Only a number is wanted: how many lines in the records below contain "that"?

**** Given records ****

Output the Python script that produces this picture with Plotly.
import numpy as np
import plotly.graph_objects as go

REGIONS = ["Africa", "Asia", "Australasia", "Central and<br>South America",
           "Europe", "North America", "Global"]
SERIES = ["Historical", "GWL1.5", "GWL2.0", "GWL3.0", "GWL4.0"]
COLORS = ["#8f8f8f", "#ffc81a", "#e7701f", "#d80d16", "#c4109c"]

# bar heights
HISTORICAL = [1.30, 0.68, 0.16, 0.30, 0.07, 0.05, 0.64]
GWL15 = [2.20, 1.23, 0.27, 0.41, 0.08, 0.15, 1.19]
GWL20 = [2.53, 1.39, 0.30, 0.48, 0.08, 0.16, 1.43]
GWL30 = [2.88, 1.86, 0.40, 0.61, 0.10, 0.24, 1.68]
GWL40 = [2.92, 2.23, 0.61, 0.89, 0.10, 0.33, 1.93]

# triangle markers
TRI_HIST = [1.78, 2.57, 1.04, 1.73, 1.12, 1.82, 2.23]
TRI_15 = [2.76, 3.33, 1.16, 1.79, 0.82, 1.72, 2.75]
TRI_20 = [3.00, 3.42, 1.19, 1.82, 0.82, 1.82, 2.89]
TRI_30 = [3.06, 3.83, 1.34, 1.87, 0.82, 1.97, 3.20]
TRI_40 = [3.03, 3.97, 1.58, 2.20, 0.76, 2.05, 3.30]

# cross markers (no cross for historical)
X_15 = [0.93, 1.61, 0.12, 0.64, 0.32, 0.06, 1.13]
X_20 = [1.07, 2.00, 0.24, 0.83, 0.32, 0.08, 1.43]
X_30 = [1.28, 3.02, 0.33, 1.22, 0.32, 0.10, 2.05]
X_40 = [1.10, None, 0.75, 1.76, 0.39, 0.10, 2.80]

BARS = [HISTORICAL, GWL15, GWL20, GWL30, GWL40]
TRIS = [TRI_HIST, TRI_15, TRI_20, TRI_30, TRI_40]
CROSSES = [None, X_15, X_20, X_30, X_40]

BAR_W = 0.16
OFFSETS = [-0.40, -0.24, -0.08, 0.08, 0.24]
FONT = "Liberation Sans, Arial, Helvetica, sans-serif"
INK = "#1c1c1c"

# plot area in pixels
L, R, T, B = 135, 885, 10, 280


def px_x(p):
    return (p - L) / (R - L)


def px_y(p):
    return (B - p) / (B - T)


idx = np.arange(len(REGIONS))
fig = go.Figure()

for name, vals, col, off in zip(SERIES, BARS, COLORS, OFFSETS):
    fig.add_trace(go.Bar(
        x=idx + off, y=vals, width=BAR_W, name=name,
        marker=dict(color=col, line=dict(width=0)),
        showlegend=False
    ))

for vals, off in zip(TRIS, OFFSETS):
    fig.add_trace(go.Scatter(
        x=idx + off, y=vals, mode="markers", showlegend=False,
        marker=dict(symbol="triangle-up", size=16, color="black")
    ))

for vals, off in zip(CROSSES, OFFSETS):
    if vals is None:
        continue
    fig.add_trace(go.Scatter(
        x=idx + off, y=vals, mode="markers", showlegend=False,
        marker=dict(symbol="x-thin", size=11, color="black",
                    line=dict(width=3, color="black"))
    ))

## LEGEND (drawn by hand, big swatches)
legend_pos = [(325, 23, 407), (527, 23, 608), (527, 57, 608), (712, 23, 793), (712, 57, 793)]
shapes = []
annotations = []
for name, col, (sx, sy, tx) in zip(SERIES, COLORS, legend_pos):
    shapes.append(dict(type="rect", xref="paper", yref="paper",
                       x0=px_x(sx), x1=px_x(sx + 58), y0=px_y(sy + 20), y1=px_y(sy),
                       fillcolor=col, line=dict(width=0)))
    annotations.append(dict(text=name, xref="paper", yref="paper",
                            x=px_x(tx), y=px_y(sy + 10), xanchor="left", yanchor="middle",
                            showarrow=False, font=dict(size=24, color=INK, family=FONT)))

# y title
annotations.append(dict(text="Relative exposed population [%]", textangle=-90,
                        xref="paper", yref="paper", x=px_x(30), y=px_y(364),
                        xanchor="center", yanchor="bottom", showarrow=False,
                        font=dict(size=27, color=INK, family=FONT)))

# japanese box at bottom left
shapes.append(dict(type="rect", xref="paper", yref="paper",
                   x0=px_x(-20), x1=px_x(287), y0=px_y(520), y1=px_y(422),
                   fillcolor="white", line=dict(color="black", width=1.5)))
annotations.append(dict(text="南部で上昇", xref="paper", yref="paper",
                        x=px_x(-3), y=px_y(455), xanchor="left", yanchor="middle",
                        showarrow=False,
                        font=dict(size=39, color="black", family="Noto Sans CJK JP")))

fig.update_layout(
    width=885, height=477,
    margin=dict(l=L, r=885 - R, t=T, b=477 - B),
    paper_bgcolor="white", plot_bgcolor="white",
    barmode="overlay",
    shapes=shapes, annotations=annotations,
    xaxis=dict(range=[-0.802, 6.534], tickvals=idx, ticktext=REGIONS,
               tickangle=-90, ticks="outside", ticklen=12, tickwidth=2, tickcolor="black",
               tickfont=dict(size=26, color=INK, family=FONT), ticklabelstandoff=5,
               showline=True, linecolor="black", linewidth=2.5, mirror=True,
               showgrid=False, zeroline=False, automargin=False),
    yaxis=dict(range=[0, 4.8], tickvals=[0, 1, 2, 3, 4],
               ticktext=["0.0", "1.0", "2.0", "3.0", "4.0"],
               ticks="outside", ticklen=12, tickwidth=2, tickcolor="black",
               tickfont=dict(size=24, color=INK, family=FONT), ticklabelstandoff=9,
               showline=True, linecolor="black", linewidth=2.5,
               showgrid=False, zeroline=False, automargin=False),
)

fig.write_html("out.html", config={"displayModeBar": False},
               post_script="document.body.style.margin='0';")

****
**** Given records ****

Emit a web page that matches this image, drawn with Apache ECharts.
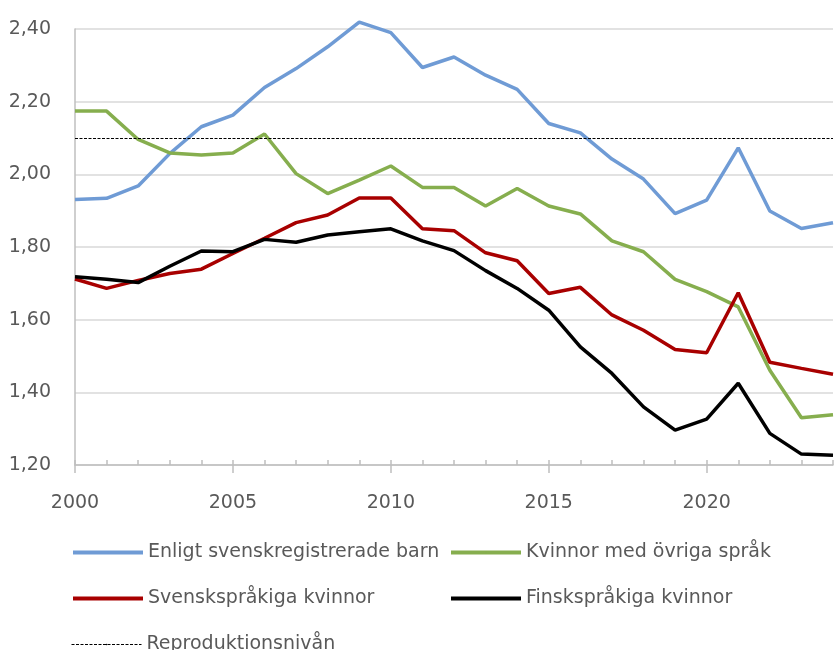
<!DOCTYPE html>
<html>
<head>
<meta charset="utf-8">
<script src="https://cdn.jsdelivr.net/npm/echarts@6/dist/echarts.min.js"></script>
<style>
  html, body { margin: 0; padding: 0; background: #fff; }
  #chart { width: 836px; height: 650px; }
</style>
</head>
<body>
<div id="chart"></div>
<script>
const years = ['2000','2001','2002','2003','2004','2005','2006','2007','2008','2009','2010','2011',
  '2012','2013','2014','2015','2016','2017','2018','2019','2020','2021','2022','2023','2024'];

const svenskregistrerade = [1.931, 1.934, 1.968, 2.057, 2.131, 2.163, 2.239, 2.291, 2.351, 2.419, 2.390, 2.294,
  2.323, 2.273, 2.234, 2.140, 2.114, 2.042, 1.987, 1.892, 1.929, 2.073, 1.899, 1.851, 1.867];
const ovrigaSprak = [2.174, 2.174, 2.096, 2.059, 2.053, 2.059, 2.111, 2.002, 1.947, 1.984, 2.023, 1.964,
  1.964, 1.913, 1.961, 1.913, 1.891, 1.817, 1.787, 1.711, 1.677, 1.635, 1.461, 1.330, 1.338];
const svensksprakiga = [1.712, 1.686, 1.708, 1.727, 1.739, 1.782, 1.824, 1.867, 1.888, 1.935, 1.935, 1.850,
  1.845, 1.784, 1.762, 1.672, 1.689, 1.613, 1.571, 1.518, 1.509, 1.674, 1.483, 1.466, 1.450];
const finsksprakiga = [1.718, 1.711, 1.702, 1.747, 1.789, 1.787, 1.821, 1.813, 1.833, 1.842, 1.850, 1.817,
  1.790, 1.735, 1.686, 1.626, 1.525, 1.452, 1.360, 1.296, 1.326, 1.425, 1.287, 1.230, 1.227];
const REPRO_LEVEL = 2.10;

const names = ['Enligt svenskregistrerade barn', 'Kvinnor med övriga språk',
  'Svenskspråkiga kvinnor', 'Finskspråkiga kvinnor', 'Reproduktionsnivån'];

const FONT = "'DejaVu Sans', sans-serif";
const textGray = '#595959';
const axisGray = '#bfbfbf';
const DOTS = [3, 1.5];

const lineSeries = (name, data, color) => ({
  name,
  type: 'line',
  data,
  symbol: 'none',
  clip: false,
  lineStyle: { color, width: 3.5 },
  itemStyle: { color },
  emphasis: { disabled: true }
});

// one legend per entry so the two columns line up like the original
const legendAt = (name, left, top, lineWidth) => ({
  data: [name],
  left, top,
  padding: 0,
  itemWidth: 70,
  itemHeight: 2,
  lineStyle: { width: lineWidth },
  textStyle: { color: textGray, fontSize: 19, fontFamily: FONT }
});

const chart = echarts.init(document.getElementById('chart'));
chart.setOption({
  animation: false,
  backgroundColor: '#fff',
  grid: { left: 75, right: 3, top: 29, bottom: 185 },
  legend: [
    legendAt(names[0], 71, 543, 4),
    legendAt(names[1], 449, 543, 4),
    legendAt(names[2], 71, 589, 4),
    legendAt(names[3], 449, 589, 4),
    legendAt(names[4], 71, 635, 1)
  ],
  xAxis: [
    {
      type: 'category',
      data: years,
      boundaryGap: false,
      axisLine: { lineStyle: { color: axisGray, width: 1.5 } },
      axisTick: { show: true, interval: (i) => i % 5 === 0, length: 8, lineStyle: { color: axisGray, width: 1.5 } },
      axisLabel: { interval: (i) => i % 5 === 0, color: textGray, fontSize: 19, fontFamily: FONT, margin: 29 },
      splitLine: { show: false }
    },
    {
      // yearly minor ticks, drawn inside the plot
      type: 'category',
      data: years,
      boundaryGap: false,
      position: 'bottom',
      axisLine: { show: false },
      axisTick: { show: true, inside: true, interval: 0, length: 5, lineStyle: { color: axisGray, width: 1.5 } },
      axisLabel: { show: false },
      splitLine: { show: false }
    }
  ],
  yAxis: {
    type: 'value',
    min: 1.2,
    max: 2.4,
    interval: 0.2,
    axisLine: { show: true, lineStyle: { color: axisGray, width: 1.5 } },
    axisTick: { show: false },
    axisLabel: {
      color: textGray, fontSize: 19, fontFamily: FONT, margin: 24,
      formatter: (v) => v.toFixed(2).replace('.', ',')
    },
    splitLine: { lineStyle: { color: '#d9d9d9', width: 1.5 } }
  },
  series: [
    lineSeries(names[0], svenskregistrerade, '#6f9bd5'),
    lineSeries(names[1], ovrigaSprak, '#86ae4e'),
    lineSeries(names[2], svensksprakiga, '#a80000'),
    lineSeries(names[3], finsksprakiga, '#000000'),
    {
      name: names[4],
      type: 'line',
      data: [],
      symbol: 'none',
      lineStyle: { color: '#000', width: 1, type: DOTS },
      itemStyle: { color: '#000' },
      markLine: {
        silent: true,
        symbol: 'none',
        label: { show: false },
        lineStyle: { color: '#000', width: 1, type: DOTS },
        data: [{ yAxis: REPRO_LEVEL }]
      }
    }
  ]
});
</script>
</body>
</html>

****
**** Given records ****

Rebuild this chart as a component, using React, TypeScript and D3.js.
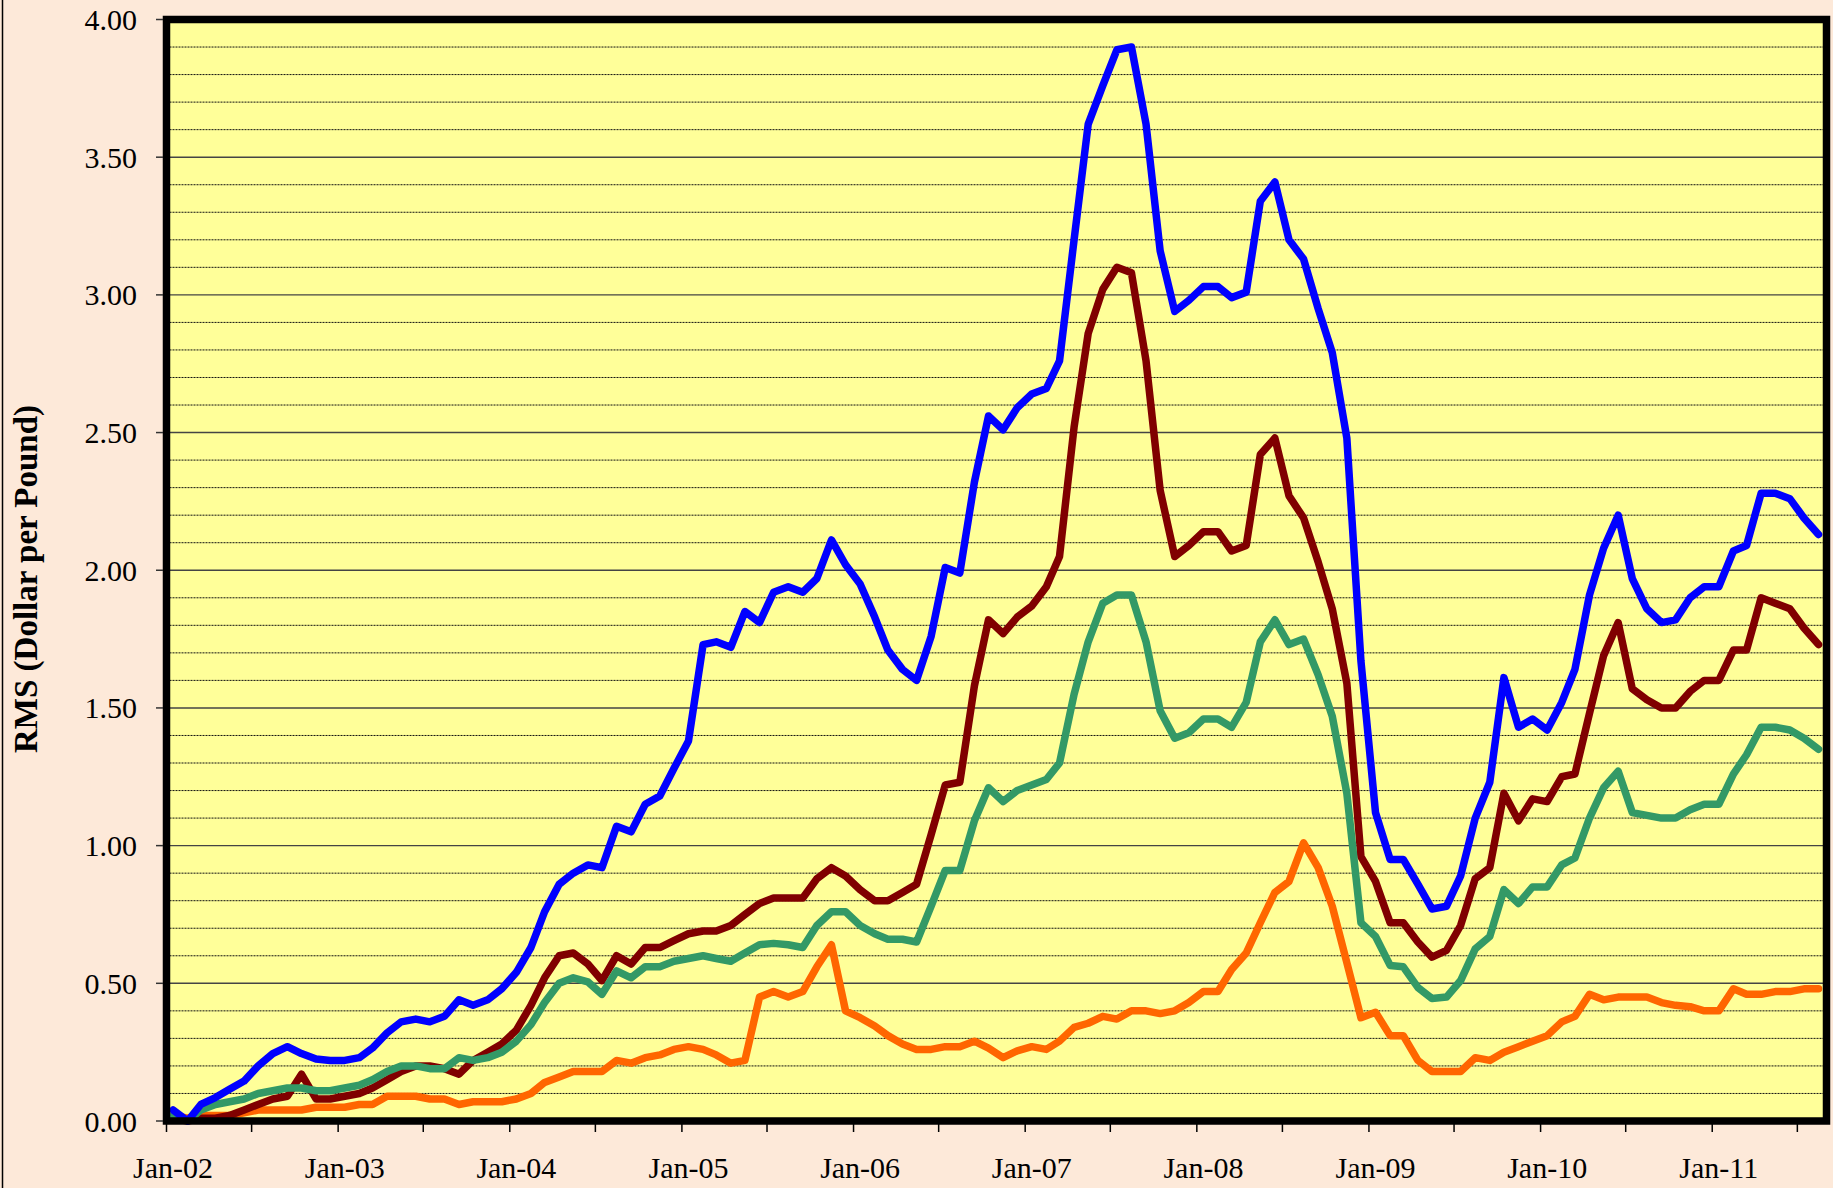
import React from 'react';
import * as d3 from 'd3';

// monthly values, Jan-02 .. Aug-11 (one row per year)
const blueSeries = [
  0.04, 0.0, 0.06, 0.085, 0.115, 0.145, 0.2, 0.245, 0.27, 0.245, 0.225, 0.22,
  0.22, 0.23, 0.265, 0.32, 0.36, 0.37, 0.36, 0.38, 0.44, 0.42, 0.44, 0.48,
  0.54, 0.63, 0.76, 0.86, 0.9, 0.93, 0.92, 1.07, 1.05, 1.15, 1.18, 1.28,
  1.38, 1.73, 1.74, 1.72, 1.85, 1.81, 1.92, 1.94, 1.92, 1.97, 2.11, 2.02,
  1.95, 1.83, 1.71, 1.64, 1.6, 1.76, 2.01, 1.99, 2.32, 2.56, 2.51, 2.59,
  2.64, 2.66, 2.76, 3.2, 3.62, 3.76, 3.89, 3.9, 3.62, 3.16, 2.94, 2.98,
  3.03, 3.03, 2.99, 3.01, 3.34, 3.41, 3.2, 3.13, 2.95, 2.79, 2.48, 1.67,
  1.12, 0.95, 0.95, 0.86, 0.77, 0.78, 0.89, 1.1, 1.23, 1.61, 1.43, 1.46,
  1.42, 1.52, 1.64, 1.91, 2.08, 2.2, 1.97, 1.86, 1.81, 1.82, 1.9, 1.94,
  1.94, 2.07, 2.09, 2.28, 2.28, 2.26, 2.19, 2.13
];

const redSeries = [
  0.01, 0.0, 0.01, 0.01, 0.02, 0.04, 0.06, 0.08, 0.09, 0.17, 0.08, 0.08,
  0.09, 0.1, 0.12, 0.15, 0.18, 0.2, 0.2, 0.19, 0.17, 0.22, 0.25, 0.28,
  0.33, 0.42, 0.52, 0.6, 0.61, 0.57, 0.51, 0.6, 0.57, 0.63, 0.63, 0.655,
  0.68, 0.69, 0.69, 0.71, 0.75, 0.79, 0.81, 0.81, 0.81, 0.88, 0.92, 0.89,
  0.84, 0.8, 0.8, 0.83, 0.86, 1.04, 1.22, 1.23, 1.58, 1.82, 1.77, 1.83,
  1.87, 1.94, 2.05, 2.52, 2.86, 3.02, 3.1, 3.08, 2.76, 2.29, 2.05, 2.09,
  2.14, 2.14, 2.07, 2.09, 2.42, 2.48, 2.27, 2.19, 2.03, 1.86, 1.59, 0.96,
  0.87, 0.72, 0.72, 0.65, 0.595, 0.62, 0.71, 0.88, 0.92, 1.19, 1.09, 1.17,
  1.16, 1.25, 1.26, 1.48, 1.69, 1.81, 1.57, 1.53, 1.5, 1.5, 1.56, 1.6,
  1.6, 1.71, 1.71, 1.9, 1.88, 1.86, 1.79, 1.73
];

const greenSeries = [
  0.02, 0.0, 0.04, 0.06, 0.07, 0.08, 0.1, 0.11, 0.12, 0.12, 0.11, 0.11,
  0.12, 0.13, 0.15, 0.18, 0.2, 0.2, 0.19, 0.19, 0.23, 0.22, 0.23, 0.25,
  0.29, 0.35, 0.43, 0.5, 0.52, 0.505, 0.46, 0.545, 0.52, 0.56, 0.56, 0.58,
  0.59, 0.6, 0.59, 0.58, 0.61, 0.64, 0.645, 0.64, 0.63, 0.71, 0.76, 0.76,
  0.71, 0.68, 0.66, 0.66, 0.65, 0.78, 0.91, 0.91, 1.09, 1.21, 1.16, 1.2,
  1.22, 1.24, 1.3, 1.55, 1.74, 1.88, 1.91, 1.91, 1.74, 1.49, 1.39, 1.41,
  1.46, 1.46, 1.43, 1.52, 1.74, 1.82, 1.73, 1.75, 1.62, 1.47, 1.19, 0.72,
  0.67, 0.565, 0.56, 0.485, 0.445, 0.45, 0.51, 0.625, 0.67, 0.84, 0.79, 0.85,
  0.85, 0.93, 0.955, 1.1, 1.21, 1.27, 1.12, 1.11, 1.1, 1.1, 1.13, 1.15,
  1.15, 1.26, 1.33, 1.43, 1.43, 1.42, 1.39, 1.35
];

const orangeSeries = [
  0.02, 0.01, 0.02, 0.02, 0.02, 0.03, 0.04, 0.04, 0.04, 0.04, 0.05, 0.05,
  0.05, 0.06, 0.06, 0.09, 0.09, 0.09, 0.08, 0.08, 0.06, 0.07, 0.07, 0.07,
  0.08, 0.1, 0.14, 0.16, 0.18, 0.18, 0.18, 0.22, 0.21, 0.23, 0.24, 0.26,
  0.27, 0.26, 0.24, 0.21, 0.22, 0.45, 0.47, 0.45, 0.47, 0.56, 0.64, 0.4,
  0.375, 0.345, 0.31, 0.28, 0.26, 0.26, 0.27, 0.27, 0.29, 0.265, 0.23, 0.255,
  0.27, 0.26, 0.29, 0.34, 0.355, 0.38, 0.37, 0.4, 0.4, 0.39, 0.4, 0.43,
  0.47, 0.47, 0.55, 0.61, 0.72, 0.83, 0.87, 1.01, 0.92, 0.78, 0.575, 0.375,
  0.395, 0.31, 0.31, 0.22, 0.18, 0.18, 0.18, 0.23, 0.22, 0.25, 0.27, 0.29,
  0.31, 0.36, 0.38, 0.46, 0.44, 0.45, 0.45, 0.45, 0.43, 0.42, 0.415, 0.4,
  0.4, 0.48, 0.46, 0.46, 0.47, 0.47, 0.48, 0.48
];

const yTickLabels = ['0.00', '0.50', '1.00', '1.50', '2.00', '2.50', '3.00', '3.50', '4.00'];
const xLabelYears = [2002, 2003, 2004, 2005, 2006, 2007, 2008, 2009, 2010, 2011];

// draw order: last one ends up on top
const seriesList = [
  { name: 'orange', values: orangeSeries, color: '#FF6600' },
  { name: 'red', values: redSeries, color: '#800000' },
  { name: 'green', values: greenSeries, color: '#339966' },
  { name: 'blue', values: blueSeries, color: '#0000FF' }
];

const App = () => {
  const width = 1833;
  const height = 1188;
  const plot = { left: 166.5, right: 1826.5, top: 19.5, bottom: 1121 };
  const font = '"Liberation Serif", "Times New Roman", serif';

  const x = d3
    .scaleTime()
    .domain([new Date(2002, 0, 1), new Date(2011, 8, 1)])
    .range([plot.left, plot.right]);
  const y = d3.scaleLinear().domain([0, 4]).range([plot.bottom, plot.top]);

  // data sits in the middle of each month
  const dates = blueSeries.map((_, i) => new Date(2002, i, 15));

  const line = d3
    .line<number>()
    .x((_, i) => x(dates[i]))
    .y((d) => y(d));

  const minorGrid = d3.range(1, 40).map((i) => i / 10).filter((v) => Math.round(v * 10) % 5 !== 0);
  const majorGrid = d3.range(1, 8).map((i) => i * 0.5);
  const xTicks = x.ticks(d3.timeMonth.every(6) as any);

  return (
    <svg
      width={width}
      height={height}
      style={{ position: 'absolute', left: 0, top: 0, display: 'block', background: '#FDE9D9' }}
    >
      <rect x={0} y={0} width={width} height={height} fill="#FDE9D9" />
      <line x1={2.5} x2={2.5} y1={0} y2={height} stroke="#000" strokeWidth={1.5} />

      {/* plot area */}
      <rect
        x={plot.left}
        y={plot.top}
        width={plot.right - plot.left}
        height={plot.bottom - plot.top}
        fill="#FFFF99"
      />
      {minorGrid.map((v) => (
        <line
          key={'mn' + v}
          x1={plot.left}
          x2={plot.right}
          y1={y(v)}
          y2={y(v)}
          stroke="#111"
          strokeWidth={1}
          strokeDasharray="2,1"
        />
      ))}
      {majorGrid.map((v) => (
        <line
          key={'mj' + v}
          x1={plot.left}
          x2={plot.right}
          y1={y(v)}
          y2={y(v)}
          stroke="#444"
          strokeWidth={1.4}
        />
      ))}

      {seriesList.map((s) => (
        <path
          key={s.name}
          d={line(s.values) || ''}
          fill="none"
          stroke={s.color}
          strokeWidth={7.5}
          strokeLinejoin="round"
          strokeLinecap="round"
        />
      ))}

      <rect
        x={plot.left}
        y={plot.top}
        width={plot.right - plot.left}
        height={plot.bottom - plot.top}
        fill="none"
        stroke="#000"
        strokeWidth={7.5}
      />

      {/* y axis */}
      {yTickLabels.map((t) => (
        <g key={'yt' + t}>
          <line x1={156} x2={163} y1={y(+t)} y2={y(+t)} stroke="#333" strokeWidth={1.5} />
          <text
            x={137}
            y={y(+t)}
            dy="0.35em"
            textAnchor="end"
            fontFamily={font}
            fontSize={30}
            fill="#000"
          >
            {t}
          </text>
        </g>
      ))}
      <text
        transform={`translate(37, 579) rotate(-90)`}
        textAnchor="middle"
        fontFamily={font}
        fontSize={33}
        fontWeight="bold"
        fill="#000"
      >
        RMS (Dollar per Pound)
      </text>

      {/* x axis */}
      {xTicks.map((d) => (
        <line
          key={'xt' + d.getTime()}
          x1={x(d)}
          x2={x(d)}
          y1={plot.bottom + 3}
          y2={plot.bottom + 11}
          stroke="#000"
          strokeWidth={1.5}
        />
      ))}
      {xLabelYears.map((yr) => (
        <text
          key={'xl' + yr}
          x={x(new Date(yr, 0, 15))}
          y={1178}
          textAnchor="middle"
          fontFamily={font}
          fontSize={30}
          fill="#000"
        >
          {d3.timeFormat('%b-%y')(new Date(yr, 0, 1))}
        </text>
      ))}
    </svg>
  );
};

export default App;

****

**Exercise output**.
2